On a recent haunt to The Mermaid in St Albans, I opted for a pint of Encore by Lacons Brewery in Great Yarmouth. It bills itself as a bitter and has won multiple World Beer and Society of Independent Brewers awards.
Lacons is a surreal tale of a brewery coming back from the dead after almost half a century. The original brewery dated back to 1760. In its heyday, a railway siding was even built in so its beer could ride directly out to its wide audience - much of it in London. Whitbread took it over in 1965 and closed it just 3 years later. The rights to use the name were bought from a subsidiary of AB-Inbev by Wil Wood in 2009 and the original Lacons yeast was obtained from the National Yeast Bank. Brewing began in earnest in 2013 and here it is again live and frothing.
Lacons Bitter (cask 3.8)
It was light clementine in colour with a Daz white lather on top. It retains this head right to the bottom. The beer’s delicate but tasty. I’m reminded of chewing through the rind in golden shred marmalade. Also on the palate are notes of apricots & peaches - dappled sunlight that gives hope during the cold wet February outside. It has a bitter aftertaste and a frugal body. This is not to say that Encore isn’t balanced because it is. It’s just unashamedly light and optimistic being hopped with Citra and Centennial. I approved of it so much I had to return to get the pump clip.
Encore made me think about what a bitter is and moreover what bitter has been, but inevitably what bitter is becoming.
A very short walk away I could order a pint of the oldest Hertfordshire bitter doing the rounds: Country Bitter by McMullens. It was first brewed in 1964 and retains the same recipe. Country Bitter has a really earthy leaf litter aroma - an association I make with many traditional English beers. It's as malty as it is orangy. Compared with Encore, it would be like drinking caramel because of the primacy of the malt which has little counterfoil. The dryness and bitterness are noticeably absent compared to today’s brews.
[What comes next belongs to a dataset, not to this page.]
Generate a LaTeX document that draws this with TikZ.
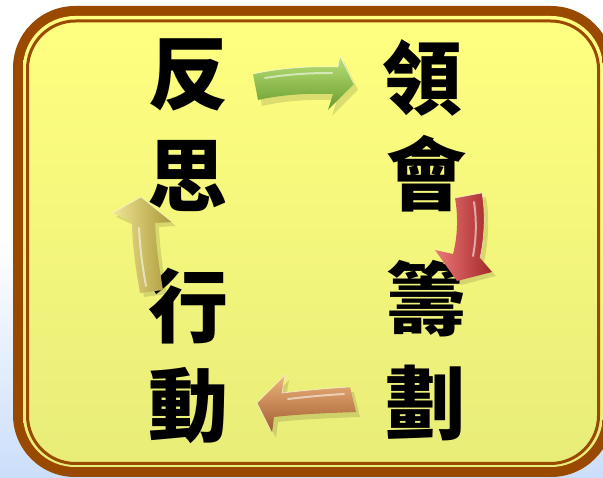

Both beers are self-proclaimed bitters. Both are a combination of the same four principle ingredients. Both are from the large interpretation of East Anglia too. Would a drinker from 1964 have recognised Encore as a bitter? I doubt it. Too much citrus and too much levity. It would have seemed foreign.
I come back to the idea of a session bitter. Beer, as has often been noted, is bread. In terms of malt, the analogy here speaks for itself - when sessioning beer it becomes the food. Because there is now greater choice on the bar, because people generally drink less and because beer is tilting towards the more potently flavoursome and experimental world of craft, people session beers less - especially in full pints. It’s in this context that the malt abjures from its throne and the hops slide their eager buttocks into the warm grooves instead.
On the same bar in The Mermaid, dispensed from a neighbouring pump is the pub’s house beer: Citra by Oakham Ales in Peterborough. Golden and garish, this strong grapefruit punch of an ale is one of the most popular staples around. By a slow gradated creep from dark and malty to pale and alpha-acidic, will we soon come to regard Citra as a bitter too? The suggestion seems outrageous but the chasm between Country Bitter and Encore is much wider than the narrow strait between Encore and Citra. I suppose the same could be said about the crossover of many beer styles but it’s especially true for bitters, pale ales and IPAs: they blend into each other with no agreed defining thresholds to cross.
I’m much more fond of Encore than the ales I cut my teeth on like Bishop’s Finger, Arkells, Badger Ale, Morrells, Morlands, Brakspears or Wadworth 6X. Encore isn’t a recreation of them in my view but a reinterpretation of bitter itself. I find that more and more new breweries take this direction rather than the thicker maltier option - focus has switched from the bread to the marmalade. What it does share is bitter’s reputation for balance and subtlety
However you might categorise Encore, I thoroughly recommend it and think that for bitter to survive, be more refreshing and appeal to a broader palate, it needs to be like this.